Kent woman begins training for marathon sea swim

Bob Dale
BBC News, South East
REBEKAH KEFFORD Rebekah Kefford looks at the camera and smiles in a selfie. She is wearing a swimming costume with pink shoulder straps and a black swimming hat and black goggles on her forehead. She is standing on a beach.REBEKAH KEFFORD
Rebekah plans to tackle the challenge in August

A swimmer who plans to become the first woman to swim between two decommissioned World War Two forts and the Kent shore has begun cold water training.

Rebekah Kefford, from Birchington, plans to take on the eight mile (12.8km) challenge from the Red Sands forts in August, raising money for the spinal injury charity Aspire.

Dan Brown, from Whitstable, became the first person to swim from the forts to the Kent coast in August 2024, in a time of five hours and six minutes, according to Aspire.

Having spent the winter building up her strength in an indoor pool, Rebekah is now taking to the sea.

"I'm up to about 45 to 50 minutes in the sea now, the temperature at the moment is about 10 degrees," she said.
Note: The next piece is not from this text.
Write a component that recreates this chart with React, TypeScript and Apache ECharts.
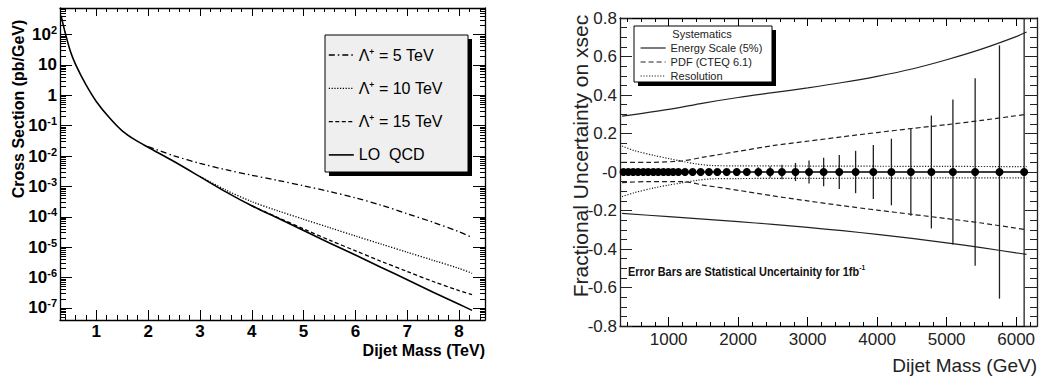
import React, { useEffect, useRef } from "react";
import * as echarts from "echarts";

const FONT = '"Liberation Sans", Arial, Helvetica, sans-serif';

// ---------- Left panel: cross section (pb/GeV) vs dijet mass (TeV) ----------
const qcdMass = [0.32, 0.4, 0.5, 0.6, 0.8, 1.0, 1.25, 1.5, 1.75, 2.0, 2.5, 3.0, 3.5, 4.0, 4.5, 5.0, 5.5, 6.0, 6.5, 7.0, 7.5, 8.0, 8.25];
const qcdXsec = [420, 115, 28.2, 10.5, 2.24, 0.63, 0.186, 0.068, 0.034, 0.0195, 6.6e-3, 2.1e-3, 6.6e-4, 2.3e-4, 9.1e-5, 3.55e-5, 1.38e-5, 5.5e-6, 2.14e-6, 8.5e-7, 3.3e-7, 1.32e-7, 8.3e-8];

const lambda5Mass = [2.0, 2.5, 3.0, 3.5, 4.0, 4.5, 5.0, 5.5, 6.0, 6.5, 7.0, 7.5, 8.0, 8.25];
const lambda5Xsec = [0.0205, 0.0102, 5.75e-3, 3.55e-3, 2.34e-3, 1.58e-3, 1.05e-3, 6.8e-4, 4.2e-4, 2.4e-4, 1.26e-4, 6.6e-5, 3.2e-5, 2.1e-5];

const lambda10Mass = [3.0, 3.5, 4.0, 4.5, 5.0, 5.5, 6.0, 6.5, 7.0, 7.5, 8.0, 8.25];
const lambda10Xsec = [2.14e-3, 7.6e-4, 3.16e-4, 1.58e-4, 8.3e-5, 4.4e-5, 2.34e-5, 1.26e-5, 6.8e-6, 3.7e-6, 2.0e-6, 1.38e-6];

const lambda15Mass = [4.0, 4.5, 5.0, 5.5, 6.0, 6.5, 7.0, 7.5, 8.0, 8.25];
const lambda15Xsec = [2.3e-4, 9.5e-5, 4.0e-5, 1.7e-5, 7.6e-6, 3.4e-6, 1.58e-6, 7.4e-7, 3.7e-7, 2.75e-7];

const leftMassTicks = [1, 2, 3, 4, 5, 6, 7, 8];
const leftXsecTicks = [1e-7, 1e-6, 1e-5, 1e-4, 1e-3, 1e-2, 1e-1, 1, 10, 100];
const leftLegendNames = ["\u039b\u207a = 5 TeV", "\u039b\u207a = 10 TeV", "\u039b\u207a = 15 TeV", "LO  QCD"];

// ---------- Right panel: fractional uncertainty vs dijet mass (GeV) ----------
const massBinsGeV = [350, 420, 490, 560, 635, 705, 780, 850, 925, 995, 1065, 1140, 1235, 1345, 1460, 1580, 1700, 1835, 1980, 2125, 2290, 2460, 2630, 2825, 3020, 3230, 3455, 3690, 3945, 4205, 4485, 4780, 5090, 5410, 5760, 6115];
const statErr = [0.001, 0.001, 0.001, 0.002, 0.002, 0.002, 0.003, 0.003, 0.004, 0.004, 0.005, 0.006, 0.007, 0.008, 0.009, 0.011, 0.013, 0.015, 0.018, 0.021, 0.025, 0.03, 0.038, 0.047, 0.06, 0.074, 0.088, 0.11, 0.14, 0.173, 0.227, 0.293, 0.377, 0.487, 0.658, 1.0];

const energyMass = [330, 1000, 1500, 2000, 2500, 3000, 3500, 4000, 4500, 5000, 5500, 6000, 6150];
const energyUp = [0.29, 0.325, 0.358, 0.387, 0.412, 0.437, 0.465, 0.497, 0.535, 0.583, 0.638, 0.703, 0.727];
const energyDown = [-0.215, -0.232, -0.245, -0.258, -0.272, -0.288, -0.305, -0.324, -0.345, -0.368, -0.393, -0.42, -0.428];

const pdfMass = [330, 700, 1200, 1500, 2000, 2500, 3000, 3500, 4000, 4500, 5000, 5500, 6150];
const pdfUp = [0.05, 0.05, 0.058, 0.077, 0.107, 0.137, 0.16, 0.183, 0.205, 0.226, 0.246, 0.268, 0.3];
const pdfDown = [-0.055, -0.05, -0.05, -0.068, -0.095, -0.124, -0.15, -0.175, -0.198, -0.22, -0.242, -0.265, -0.3];

const resMass = [330, 500, 800, 1000, 1200, 1400, 1600, 2000, 3000, 4000, 5000, 6150];
const resUp = [0.135, 0.112, 0.085, 0.07, 0.055, 0.042, 0.034, 0.032, 0.031, 0.03, 0.029, 0.028];
const resDown = [-0.128, -0.108, -0.082, -0.068, -0.056, -0.044, -0.036, -0.034, -0.033, -0.032, -0.031, -0.031];

const rightMassTicks = [1000, 2000, 3000, 4000, 5000, 6000];
const rightLegendNames = ["Energy Scale (5%)", "PDF (CTEQ 6.1)", "Resolution"];

// ---------- helpers ----------
const pairs = (xs: number[], ys: number[]) => xs.map((x, i) => [x, ys[i]]);

function minorLinear(min: number, max: number, step: number, majors: number[]) {
  const out: number[] = [];
  for (let i = Math.ceil(min / step - 1e-9); i * step <= max + 1e-9; i++) {
    const v = +(i * step).toFixed(6);
    if (!majors.some((m) => Math.abs(m - v) < 1e-9)) out.push(v);
  }
  return out;
}
function minorLog(min: number, max: number) {
  const out: number[] = [];
  for (let e = -9; e <= 3; e++) {
    for (let k = 2; k <= 9; k++) {
      const v = k * Math.pow(10, e);
      if (v >= min && v <= max) out.push(v);
    }
  }
  return out;
}

const LX: [number, number] = [0.3, 8.5];
const LY: [number, number] = [4e-8, 750];
const RX: [number, number] = [300, 6300];

function axis(type: string, gridIndex: number, range: number[], position: string, ticks: number[], len: number, showLine: boolean, label?: any) {
  const a: any = {
    type,
    gridIndex,
    min: range[0],
    max: range[1],
    position,
    axisLine: { show: showLine, onZero: false, lineStyle: { color: "#000", width: 1.3 } },
    axisTick: { show: true, inside: true, length: len, customValues: ticks, lineStyle: { color: "#000", width: 1 } },
    axisLabel: label ? { show: true, customValues: ticks, ...label } : { show: false },
    splitLine: { show: false },
    minorTick: { show: false },
  };
  if (type === "log") a.logBase = 10;
  return a;
}

function buildOption(): any {
  const leftXMinor = minorLinear(LX[0], LX[1], 0.2, leftMassTicks);
  const leftYMinor = minorLog(LY[0], LY[1]);
  const rightXMinor = minorLinear(RX[0], RX[1], 200, rightMassTicks);

  const logLabel = {
    margin: 3,
    formatter: (v: number) => {
      const e = Math.round(Math.log10(v));
      if (e === 0) return "{b|1}";
      if (e === 1) return "{b|10}";
      return `{b|10}{s|${e}}`;
    },
    rich: {
      b: { fontSize: 17, fontWeight: "bold", fontFamily: FONT, color: "#000", lineHeight: 20 },
      s: { fontSize: 11, fontWeight: "bold", fontFamily: FONT, color: "#000", verticalAlign: "top", lineHeight: 20 },
    },
  };

  const rightYAxisBase = (position: string, showLabel: boolean) => ({
    type: "value",
    gridIndex: 1,
    min: -0.8,
    max: 0.8,
    interval: 0.2,
    position,
    axisLine: { show: true, onZero: false, lineStyle: { color: "#222", width: 1.3 } },
    axisTick: { show: true, inside: true, length: 12, lineStyle: { color: "#222", width: 1 } },
    minorTick: { show: true, splitNumber: 4, length: 7, lineStyle: { color: "#222", width: 1 } },
    axisLabel: showLabel
      ? {
          show: true,
          margin: 3,
          fontSize: 17,
          fontFamily: FONT,
          color: "#222",
          formatter: (v: number) => (Math.abs(v) < 1e-9 ? "-0" : v.toFixed(1)),
        }
      : { show: false },
    splitLine: { show: false },
  });

  const lineS = (name: string, data: any[], xi: number, yi: number, type: any, width: number, color = "#000") => ({
    name,
    type: "line",
    xAxisIndex: xi,
    yAxisIndex: yi,
    data,
    symbol: "none",
    showSymbol: false,
    smooth: 0.3,
    lineStyle: { color, width, type },
    itemStyle: { color },
    z: 2,
  });

  return {
    animation: false,
    backgroundColor: "#fff",
    grid: [
      { left: 60, top: 8, width: 425, height: 312 },
      { left: 620, top: 18, width: 417, height: 308 },
    ],
    xAxis: [
      axis("value", 0, LX, "bottom", leftMassTicks, 10, true, {
        margin: 3,
        fontSize: 17,
        fontWeight: "bold",
        fontFamily: FONT,
        color: "#000",
      }),
      axis("value", 0, LX, "bottom", leftXMinor, 5, false),
      axis("value", 0, LX, "top", leftMassTicks, 8, true),
      axis("value", 0, LX, "top", leftXMinor, 4, false),
      axis("value", 1, RX, "bottom", rightMassTicks, 9, true, {
        margin: 5,
        fontSize: 17,
        fontFamily: FONT,
        color: "#222",
        formatter: (v: number) => String(Math.round(v)),
      }),
      axis("value", 1, RX, "bottom", rightXMinor, 4, false),
      axis("value", 1, RX, "top", rightMassTicks, 8, true),
      axis("value", 1, RX, "top", rightXMinor, 4, false),
    ],
    yAxis: [
      axis("log", 0, LY, "left", leftXsecTicks, 12, true, logLabel),
      axis("log", 0, LY, "left", leftYMinor, 6, false),
      axis("log", 0, LY, "right", leftXsecTicks, 12, true),
      axis("log", 0, LY, "right", leftYMinor, 5, false),
      rightYAxisBase("left", true),
      rightYAxisBase("right", false),
    ],
    legend: [
      {
        data: leftLegendNames,
        orient: "vertical",
        left: 328,
        top: 45,
        padding: 0,
        itemWidth: 25,
        itemHeight: 20,
        itemGap: 13.3,
        selectedMode: false,
        textStyle: { fontSize: 16, lineHeight: 20, fontFamily: FONT, color: "#000" },
        itemStyle: { opacity: 0, borderWidth: 0 },
        lineStyle: { width: "inherit" },
        z: 5,
      },
      {
        data: rightLegendNames,
        orient: "vertical",
        left: 640,
        top: 41,
        padding: 0,
        itemWidth: 25,
        itemHeight: 14,
        itemGap: 0,
        selectedMode: false,
        textStyle: { fontSize: 11, lineHeight: 14, fontFamily: FONT, color: "#222" },
        itemStyle: { opacity: 0, borderWidth: 0 },
        lineStyle: { width: "inherit" },
        z: 5,
      },
    ],
    series: [
      lineS(leftLegendNames[0], pairs(lambda5Mass, lambda5Xsec), 0, 0, [6, 3, 1.5, 3], 1.3),
      lineS(leftLegendNames[1], pairs(lambda10Mass, lambda10Xsec), 0, 0, [1.2, 1.6], 1.3),
      lineS(leftLegendNames[2], pairs(lambda15Mass, lambda15Xsec), 0, 0, [4, 2.5], 1.3),
      lineS(leftLegendNames[3], pairs(qcdMass, qcdXsec), 0, 0, "solid", 1.6),

      lineS(rightLegendNames[0], pairs(energyMass, energyUp), 4, 4, "solid", 1.2, "#222"),
      lineS(rightLegendNames[0], pairs(energyMass, energyDown), 4, 4, "solid", 1.2, "#222"),
      lineS(rightLegendNames[1], pairs(pdfMass, pdfUp), 4, 4, [5, 3], 1.2, "#222"),
      lineS(rightLegendNames[1], pairs(pdfMass, pdfDown), 4, 4, [5, 3], 1.2, "#222"),
      lineS(rightLegendNames[2], pairs(resMass, resUp), 4, 4, [1.2, 1.6], 1.2, "#222"),
      lineS(rightLegendNames[2], pairs(resMass, resDown), 4, 4, [1.2, 1.6], 1.2, "#222"),
      {
        name: "Statistical",
        type: "custom",
        xAxisIndex: 4,
        yAxisIndex: 4,
        clip: true,
        data: pairs(massBinsGeV, statErr),
        renderItem: (_p: any, api: any) => {
          const x = api.value(0);
          const e = api.value(1);
          const a = api.coord([x, e]);
          const b = api.coord([x, -e]);
          return {
            type: "line",
            shape: { x1: a[0], y1: a[1], x2: b[0], y2: b[1] },
            style: { stroke: "#222", lineWidth: 1.3 },
          };
        },
        z: 3,
      },
      {
        name: "Points",
        type: "line",
        xAxisIndex: 4,
        yAxisIndex: 4,
        data: massBinsGeV.map((m) => [m, 0]),
        symbol: "circle",
        symbolSize: 8,
        showSymbol: true,
        itemStyle: { color: "#000" },
        lineStyle: { color: "#000", width: 1.5 },
        z: 4,
      },
    ],
    graphic: [
      // left legend frame
      { type: "rect", z: 3, shape: { x: 329, y: 39, width: 143, height: 137 }, style: { fill: "#000" } },
      { type: "rect", z: 3, shape: { x: 325, y: 35, width: 143, height: 137 }, style: { fill: "#efefef", stroke: "#000", lineWidth: 1 } },
      // right legend frame
      { type: "rect", z: 3, shape: { x: 638, y: 30, width: 138, height: 56 }, style: { fill: "#000" } },
      { type: "rect", z: 3, shape: { x: 634, y: 26, width: 138, height: 56 }, style: { fill: "#fff", stroke: "#000", lineWidth: 1 } },
      {
        type: "text",
        z: 6,
        x: 702,
        y: 34,
        style: { text: "Systematics", fontSize: 11, fontFamily: FONT, fill: "#222", align: "center", verticalAlign: "middle" },
      },
      // axis titles
      {
        type: "text",
        z: 6,
        x: 18,
        y: 109,
        rotation: Math.PI / 2,
        style: { text: "Cross Section (pb/GeV)", fontSize: 16, fontWeight: "bold", fontFamily: FONT, fill: "#000", align: "center", verticalAlign: "middle" },
      },
      {
        type: "text",
        z: 6,
        x: 485,
        y: 350,
        style: { text: "Dijet Mass (TeV)", fontSize: 16, fontWeight: "bold", fontFamily: FONT, fill: "#000", align: "right", verticalAlign: "middle" },
      },
      {
        type: "text",
        z: 6,
        x: 580,
        y: 156,
        rotation: Math.PI / 2,
        style: { text: "Fractional Uncertainty on xsec", fontSize: 21, fontFamily: FONT, fill: "#222", align: "center", verticalAlign: "middle" },
      },
      {
        type: "text",
        z: 6,
        x: 1037,
        y: 365,
        style: { text: "Dijet Mass (GeV)", fontSize: 19, fontFamily: FONT, fill: "#222", align: "right", verticalAlign: "middle" },
      },
      {
        type: "text",
        z: 6,
        x: 628,
        y: 272,
        scaleX: 0.84,
        style: {
          text: "{a|Error Bars are Statistical Uncertainity for 1fb}{s|-1}",
          verticalAlign: "middle",
          rich: {
            a: { fontSize: 13, fontWeight: "bold", fontFamily: FONT, fill: "#111", color: "#111", lineHeight: 17 },
            s: { fontSize: 8, fontWeight: "bold", fontFamily: FONT, fill: "#111", color: "#111", verticalAlign: "top", lineHeight: 17 },
          },
        },
      },
    ],
  };
}

export default function App() {
  const ref = useRef<HTMLDivElement>(null);
  useEffect(() => {
    if (!ref.current) return;
    const chart = echarts.init(ref.current, undefined, { renderer: "svg" });
    chart.setOption(buildOption());
    return () => chart.dispose();
  }, []);
  return (
    <div
      ref={ref}
      style={{ position: "fixed", left: 0, top: 0, width: 1041, height: 378, background: "#fff" }}
    />
  );
}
"Those are going to increase as the time goes on, so I'll keep doing the pool swimming alongside the sea, and the sea will just build, it'll be one hour, then an hour and a half, two hours.

"I'll build myself up to a maximum of probably five, because we're estimating this will take me no more than six hours.

"I'm doing it without a wetsuit, it's Channel Swim rules, no wetsuit, so flotation device."

Rebekah Kefford walks out of the sea, wearing a red swimming cap and a union jack swimming costume, onto a shingle beach.
Rebekah has begun acclimatising to the cold sea temperatures

She said taking to the open water was "a shock to the system".

"You get brain freeze, you can feel your heart go, but once you break through that barrier within a few minutes you really start to feel an energy about yourself, this endorphin that just rushes round your body, it's absolutely amazing.

"You get a sense of being really in control, but then the cold will start to come in, you start to feel your hands go, your feet go.

"You need to listen to yourself and know when it's time to get out."